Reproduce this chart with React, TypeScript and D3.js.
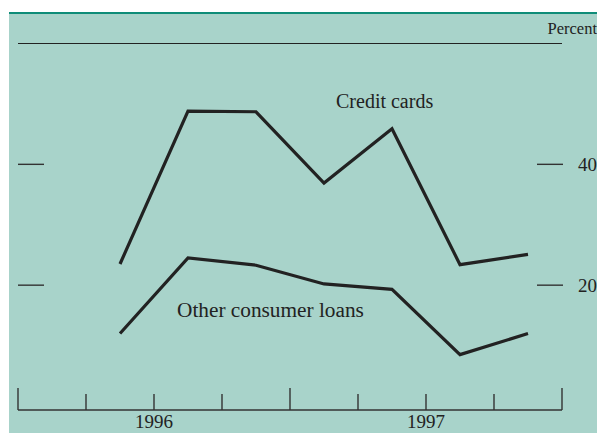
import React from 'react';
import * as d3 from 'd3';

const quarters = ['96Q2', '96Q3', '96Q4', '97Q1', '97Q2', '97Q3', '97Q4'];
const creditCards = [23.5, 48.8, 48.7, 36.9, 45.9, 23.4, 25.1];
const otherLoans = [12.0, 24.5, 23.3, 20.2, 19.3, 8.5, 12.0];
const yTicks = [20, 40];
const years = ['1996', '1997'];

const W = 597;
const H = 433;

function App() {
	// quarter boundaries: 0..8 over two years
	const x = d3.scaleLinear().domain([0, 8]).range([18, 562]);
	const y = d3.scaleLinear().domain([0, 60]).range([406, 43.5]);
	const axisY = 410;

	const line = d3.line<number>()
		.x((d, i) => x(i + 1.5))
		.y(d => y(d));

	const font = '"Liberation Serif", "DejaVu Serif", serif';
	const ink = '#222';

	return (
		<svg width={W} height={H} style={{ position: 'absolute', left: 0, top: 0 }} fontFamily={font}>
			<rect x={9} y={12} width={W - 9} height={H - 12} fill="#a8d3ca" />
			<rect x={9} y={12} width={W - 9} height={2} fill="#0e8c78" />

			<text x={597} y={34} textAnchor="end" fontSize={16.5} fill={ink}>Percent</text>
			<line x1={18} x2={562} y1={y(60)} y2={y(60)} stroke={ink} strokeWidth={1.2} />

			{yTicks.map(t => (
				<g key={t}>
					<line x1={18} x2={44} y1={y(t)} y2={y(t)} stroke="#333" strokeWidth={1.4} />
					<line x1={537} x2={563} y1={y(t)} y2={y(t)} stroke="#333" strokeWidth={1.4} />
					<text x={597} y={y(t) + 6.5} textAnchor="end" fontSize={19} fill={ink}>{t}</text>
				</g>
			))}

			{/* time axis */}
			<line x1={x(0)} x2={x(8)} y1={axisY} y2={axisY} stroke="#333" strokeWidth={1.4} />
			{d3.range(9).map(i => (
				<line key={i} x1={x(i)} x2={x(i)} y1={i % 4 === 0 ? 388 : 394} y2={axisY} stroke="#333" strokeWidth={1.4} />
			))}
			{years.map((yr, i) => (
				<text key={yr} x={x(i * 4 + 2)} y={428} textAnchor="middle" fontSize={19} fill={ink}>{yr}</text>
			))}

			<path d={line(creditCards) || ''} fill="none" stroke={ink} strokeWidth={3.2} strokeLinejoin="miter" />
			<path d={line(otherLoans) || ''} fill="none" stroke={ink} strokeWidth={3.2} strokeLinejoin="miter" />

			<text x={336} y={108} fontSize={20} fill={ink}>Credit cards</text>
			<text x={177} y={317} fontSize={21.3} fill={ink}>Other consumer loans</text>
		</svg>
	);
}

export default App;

◆ Exercise aim: Pictures stay out. Print the data exactly, from its first line through the line containing "const axisY = 410;".

◆ Written response:
Reproduce this chart with React, TypeScript and D3.js.
import React from 'react';
import * as d3 from 'd3';

const quarters = ['96Q2', '96Q3', '96Q4', '97Q1', '97Q2', '97Q3', '97Q4'];
const creditCards = [23.5, 48.8, 48.7, 36.9, 45.9, 23.4, 25.1];
const otherLoans = [12.0, 24.5, 23.3, 20.2, 19.3, 8.5, 12.0];
const yTicks = [20, 40];
const years = ['1996', '1997'];

const W = 597;
const H = 433;

function App() {
	// quarter boundaries: 0..8 over two years
	const x = d3.scaleLinear().domain([0, 8]).range([18, 562]);
	const y = d3.scaleLinear().domain([0, 60]).range([406, 43.5]);
	const axisY = 410;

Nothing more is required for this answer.